Catuense
- Full name: Catuense Futebol
- Nickname(s): Catuca
- Founded: January 1, 1974; 51 years ago
- Ground: Penão, Catu, Bahia state, Brazil
- Capacity: 8,000
- President: Cido Pena
- Website: https://web.archive.org/web/20110317192726/http://www.aecatuense.com.br/
| Home colors | Away colors |

= Catuense Futebol =

Catuense Futebol, commonly known as Catuense, is a Brazilian football club based in Catu, Bahia state. They competed in the Série A once, in the Série B seven times, in the Série C seven times and in the Copa do Brasil once. The club was formerly known as Associação Desportiva Catuense.

==History==
The club was founded on January 1, 1974, as Associação Desportiva Catuense. They competed in the Série B in 1982, in 1985, in 1986, in 1987, in 1988, in 1989, when they were eliminated in the semifinals, and in 1990, when they reached the semifinal stage. Catuense competed in the Série A in 1984, when they finished in the last place in their group.

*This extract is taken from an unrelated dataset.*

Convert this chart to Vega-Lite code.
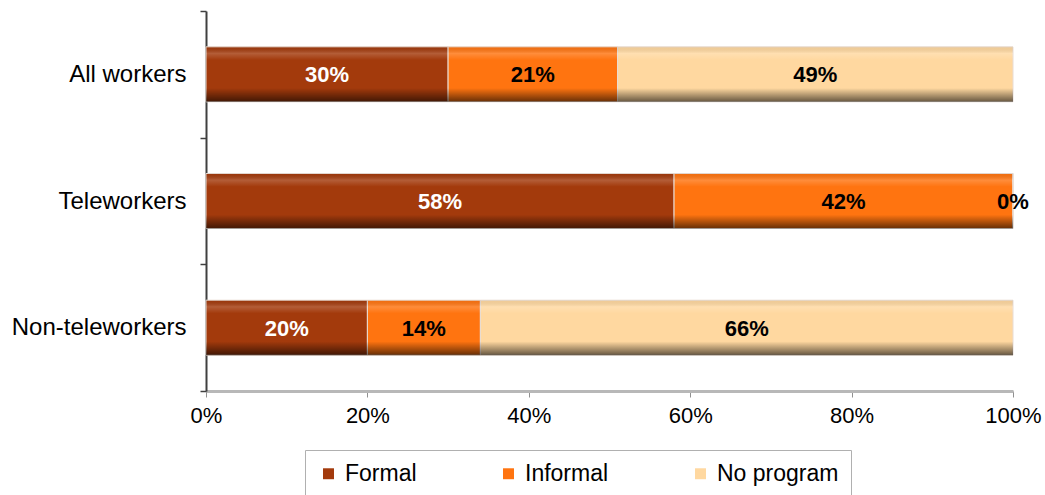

The club competed in the Série C in 1992, in 1993, in 1994, when they reached the semifinals of the competition, in 1995, in 1996, in 1997, and in 1998. Associação Desportiva Catuense was renamed to Catuense Futebol in 2001. The club won the Taça Estado da Bahia in 2001. Catuense competed in the Copa do Brasil in 2004, when they were eliminated in the First Stage by Atlético Mineiro.

==Honours==

===Official tournaments===

State
| Competitions | Titles | Seasons |
| Taça Estado da Bahia | 1 | 2001 |

===Runners-up===
- Campeonato Baiano (4): 1983, 1986, 1987, 2003
- Taça Estado da Bahia (2): 1999, 2000
- Campeonato Baiano Second Division (1): 2013

==Stadium==
Catuense Futebol play their home games at Estádio Antônio Pena, nicknamed Penão. The stadium has a maximum capacity of 8,000 people.